Believe it or not, this collection is small as compared to those of
Funko POP super fans. (12/30/16)
For better or worse, 2016 was the year I further expanded my collecting interests. While I have periodically purchased action figures (dolls!?) in the past, mostly unique or unusual characters, such as Batman's Native American counterpart Man-of-Bats, Lord of the Rings Ent Treebeard and the 2003 Hulk movie's David Banner/Absorbing Man amalgam, I have until 2016 avoided falling into the seductive trap laid by figure lines. My resolve was weakened this past year, as I responded to the siren song of Funko POPs.

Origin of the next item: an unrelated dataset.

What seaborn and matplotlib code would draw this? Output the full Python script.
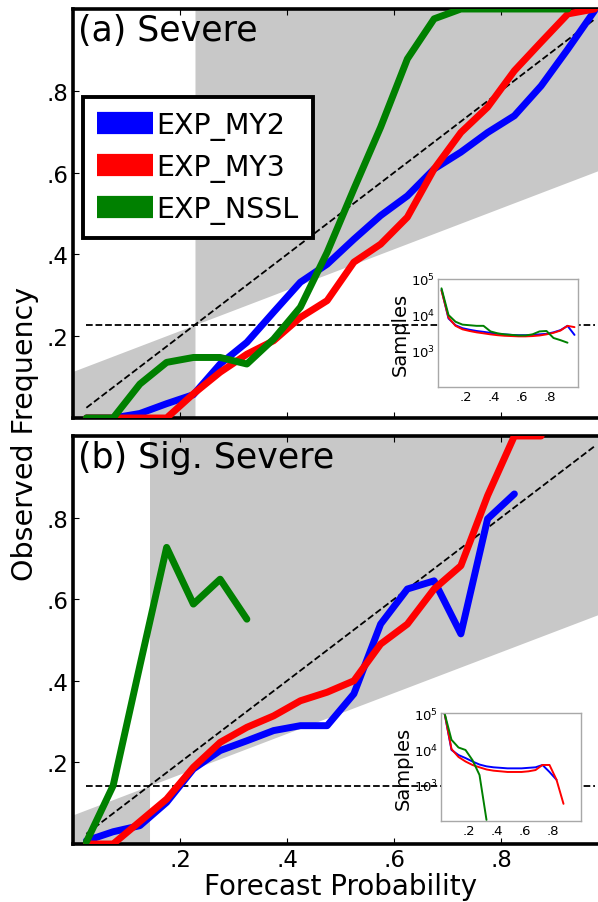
import matplotlib
matplotlib.use("Agg")
import matplotlib.pyplot as plt
import seaborn as sns
import pandas as pd
import numpy as np

# forecast probability bin centres
prob = [0.025, 0.075, 0.125, 0.175, 0.225, 0.275, 0.325, 0.375, 0.425, 0.475,
        0.525, 0.575, 0.625, 0.675, 0.725, 0.775, 0.825, 0.875, 0.925, 0.975]

exp_names = ['EXP_MY2', 'EXP_MY3', 'EXP_NSSL']
exp_colors = ['#0000ff', '#ff0000', '#008000']

# (a) Severe - observed frequency
sev_my2 = [0.0, 0.0, 0.011, 0.035, 0.057, 0.132, 0.185, 0.259, 0.332, 0.376,
           0.437, 0.495, 0.543, 0.609, 0.65, 0.698, 0.739, 0.812, 0.902, 0.996]
sev_my3 = [0.0, 0.0, 0.0, 0.0, 0.059, 0.112, 0.156, 0.189, 0.246, 0.287,
           0.381, 0.425, 0.491, 0.609, 0.698, 0.76, 0.849, 0.919, 0.988, 1.0]
sev_nssl = [0.0, 0.0, 0.083, 0.136, 0.148, 0.148, 0.132, 0.193, 0.271, 0.405,
            0.56, 0.711, 0.878, 0.976, 1.0, 1.0, 1.0, 1.0, 1.0]
sev_clim = 0.228

# (a) Severe - sample counts
sev_n_my2 = [50000, 8000, 5200, 4300, 3900, 3600, 3400, 3200, 3000, 2900,
             2800, 2750, 2750, 2800, 2900, 3000, 3300, 3800, 5000, 2800]
sev_n_my3 = [48000, 8500, 5000, 4000, 3600, 3300, 3100, 2900, 2750, 2650,
             2600, 2550, 2550, 2600, 2700, 2900, 3200, 3700, 5000, 4600]
sev_n_nssl = [55000, 10000, 6500, 5400, 5200, 5000, 5000, 3500, 3100, 2900,
              2800, 2700, 2700, 2900, 3500, 3600, 2300, 2000, 1700]

# (b) Sig. Severe - observed frequency
sig_my2 = [0.008, 0.03, 0.045, 0.102, 0.184, 0.229, 0.253, 0.278, 0.29, 0.29,
           0.368, 0.539, 0.625, 0.645, 0.515, 0.797, 0.858]
sig_my3 = [0.0, 0.0, 0.055, 0.110, 0.188, 0.249, 0.286, 0.314, 0.351, 0.372,
           0.40, 0.49, 0.539, 0.625, 0.682, 0.854, 1.0, 1.0]
sig_nssl = [0.005, 0.143, 0.437, 0.727, 0.588, 0.649, 0.551]
sig_clim = 0.143

# (b) Sig. Severe - sample counts
sig_n_my2 = [100000, 9400, 6800, 5600, 4500, 3700, 3300, 3100, 3000, 2900,
             2900, 2900, 3000, 3100, 3600, 2300, 1400]
sig_n_my3 = [100000, 10000, 6000, 4500, 3600, 3100, 2700, 2500, 2400, 2300,
             2300, 2300, 2400, 2600, 3600, 3600, 1400, 300]
sig_n_nssl = [100000, 18000, 11000, 9400, 4900, 1900, 107]

xticks = [0.2, 0.4, 0.6, 0.8]
xticklabels = ['.2', '.4', '.6', '.8']


def long_df(series, col):
    rows = []
    for name, vals in zip(exp_names, series):
        for p, v in zip(prob, vals):
            rows.append((name, p, v))
    return pd.DataFrame(rows, columns=['exp', 'prob', col])


sns.set_style('ticks')
plt.rcParams['font.family'] = ['DejaVu Sans']
plt.rcParams['mathtext.default'] = 'regular'
plt.rcParams['text.color'] = 'black'
plt.rcParams['axes.labelcolor'] = 'black'
plt.rcParams['xtick.color'] = 'black'
plt.rcParams['ytick.color'] = 'black'

fig = plt.figure(figsize=(5.98, 9.03), dpi=100)


def panel(rect, title, clim, rel, counts, inset_rect, show_legend, show_xlabels):
    ax = fig.add_axes(rect)
    # skill region shading
    xl = np.array([0, clim])
    xr = np.array([clim, 1])
    ax.fill_between(xl, 0, (xl + clim) / 2, color='#c8c8c8', lw=0, zorder=0)
    ax.fill_between(xr, (xr + clim) / 2, 1, color='#c8c8c8', lw=0, zorder=0)
    # perfect reliability and climatology
    ax.plot([0.025, 0.975], [0.025, 0.975], ls='--', color='black', lw=1.3, zorder=1)
    ax.plot([0.025, 0.975], [clim, clim], ls='--', color='black', lw=1.3, zorder=1)

    df = long_df(rel, 'freq')
    sns.lineplot(data=df, x='prob', y='freq', hue='exp', hue_order=exp_names,
                 palette=exp_colors, lw=5, ax=ax, legend=show_legend,
                 estimator=None, sort=False, zorder=3)
    ax.set_xlim(0, 1)
    ax.set_ylim(0, 1)
    ax.set_xlabel('')
    ax.set_ylabel('')
    ax.set_xticks(xticks)
    ax.set_yticks(xticks)
    ax.set_yticklabels(xticklabels, fontsize=16.5)
    if show_xlabels:
        ax.set_xticklabels(xticklabels, fontsize=16.5)
    else:
        ax.set_xticklabels([])
    ax.tick_params(direction='in', top=True, right=True, length=4, width=0.8, pad=3)
    for s in ax.spines.values():
        s.set_linewidth(2.6)
        s.set_color('black')
        s.set_visible(True)
    ax.text(0.009, 0.99, title, transform=ax.transAxes, ha='left', va='top',
            fontsize=25, zorder=5)

    if show_legend:
        leg = ax.legend(loc='upper left', bbox_to_anchor=(0.019, 0.785),
                        borderaxespad=0, fontsize=20.5, frameon=True,
                        fancybox=False, edgecolor='black', framealpha=1,
                        handlelength=1.95, handletextpad=0.12,
                        labelspacing=0.45, borderpad=0.5)
        leg.get_frame().set_linewidth(2.8)
        for line in leg.get_lines():
            line.set_linewidth(16)
            line.set_solid_capstyle('butt')
        leg.set_zorder(6)

    # inset with sample counts
    axi = fig.add_axes(inset_rect)
    dfn = long_df(counts, 'n')
    sns.lineplot(data=dfn, x='prob', y='n', hue='exp', hue_order=exp_names,
                 palette=exp_colors, lw=1.4, ax=axi, legend=False,
                 estimator=None, sort=False)
    axi.set_yscale('log')
    axi.set_xlim(0, 1)
    axi.set_ylim(100, 100000)
    axi.set_xticks(xticks)
    axi.set_xticklabels(xticklabels, fontsize=9.5)
    axi.set_yticks([1000, 10000, 100000])
    axi.set_yticklabels(['$10^3$', '$10^4$', '$10^5$'], fontsize=9.5)
    axi.minorticks_off()
    axi.tick_params(length=0, pad=2)
    axi.set_xlabel('')
    axi.set_ylabel('Samples', fontsize=14, labelpad=1)
    for s in axi.spines.values():
        s.set_color('#a8a8a8')
        s.set_linewidth(1)
    return ax


panel([73 / 598, 1 - 419 / 903, 535 / 598, 409 / 903], '(a) Severe', sev_clim,
      [sev_my2, sev_my3, sev_nssl], [sev_n_my2, sev_n_my3, sev_n_nssl],
      [438 / 598, 1 - 388 / 903, 140 / 598, 108 / 903], True, False)
panel([73 / 598, 1 - 845 / 903, 535 / 598, 408 / 903], '(b) Sig. Severe', sig_clim,
      [sig_my2, sig_my3, sig_nssl], [sig_n_my2, sig_n_my3, sig_n_nssl],
      [441 / 598, 1 - 822 / 903, 140 / 598, 108 / 903], False, True)

fig.text(0.042, 0.52, 'Observed Frequency', rotation=90, ha='center', va='center',
         fontsize=20.5)
fig.text(0.569, 0.002, 'Forecast Probability', ha='center', va='bottom',
         fontsize=20)

fig.savefig('out.png', dpi=100)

If the allure of Funko POPs lies in the diversity of the line, it's strength is in the power of the memories they are capable of evoking. As I am in the collectables sweet spot (40+ years old, male, some expendable income, a fanboy), there are in incredible number of relatable characters. Whether reflecting childhood movie favorites (Flash Gordon), recent superhero comicbook interests (Ms. Marvel, Batgirl), cultural icons (Ghostbusters' Patty Tolan, Mel Gibson as Braveheart), or even literary mainstays (Cthulhu from the stories of H. P. Lovecraft), Funko POPs addresses itches that can be stretched. Like comicbooks and baseball cards, the acquisition of many come with an anecdote.

My first Funko POP Holy Grail: I travelled to multiple Walgreens over the course of
weeks to find this exclusive Ms. Marvel. Kamala Khan is one of the more interesting
comicbook heroes to be introduced in years. Was very excited to come across it in
an urban store I stopped at on a lark. 

A favorite character from a favorite movie, Vultan, played by Brian Blessed,
from Flash Gordon (1980). I was 11 when my brother and I went to see this in
theaters. Purchased this on annual excursions to Nee York City to visit my stepson
at college. It kind of became thing to find a unique Funko POP on each visit. 

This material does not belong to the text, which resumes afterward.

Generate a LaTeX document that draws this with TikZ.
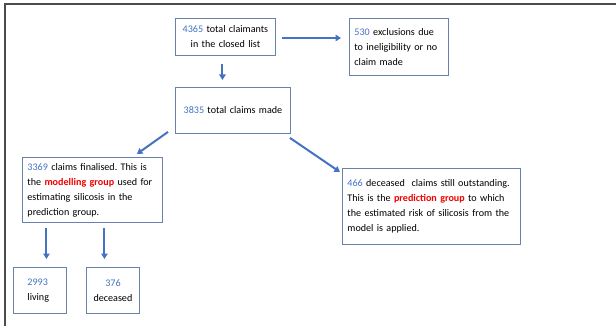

The first real collectible based on H.P. Lovecraft's Cthulhu mythos that I wanted was
also the first that I asked my local comic shop to find for me. Though unplanned, it
was also the first "Exclusive". Wish there were more POPs based on "Books" though.

A few months ago, I posted a picture of my POPs on Instagram. A former student wondered
in the comments, "Where are the female POPs?" She was right, at that point I had bought
only characters that were male. Ghostbusters (2016) was a movie I never expected to
like, but I was won over by the performances of the four leads, especially Leslie Jones'
portrayal as Patty Tolan. Jones' own cultural relevance has only continued to grow since.

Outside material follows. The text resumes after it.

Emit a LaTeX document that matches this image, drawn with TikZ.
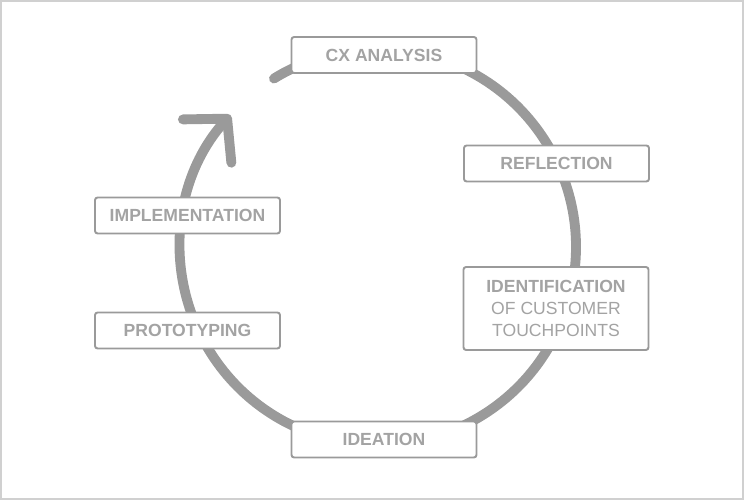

A gift from my son this past Christmas following last Christmas' Howard the Duck.
Jack and I attended a local Sanders rally in June 2016 when the campaign
ball really began rolling, and I was excited to see his interest in politics develop.

Hawkgirl was an unusual impulse purchase from Barnes & Noble, which by the
way is an excellent source of POPs! I've never seen an episode of DC's Legends
of Tomorrow television show, I do, however, love recent depictions of the
Kendra Saunders Hawkgirl character in DC Comic books over the past ten years.
Also a New York Comic Con Exclusive, an event I have yet to attend but hope to... someday.
Funko POPs tell stories. These 6" figures (and bobbleheads) that prompt me to reflect on semi-important moments in my life as a fanboy and person. To my wife and others who have not embraced the collector's life, it is difficult to explain that these $10 "dolls" are worthy parts of my fandom. As someone who's been doing "this" for 30 years, long before "geek culture" became hip, I dig what Funko is doing with this line and look forward to continue supporting it.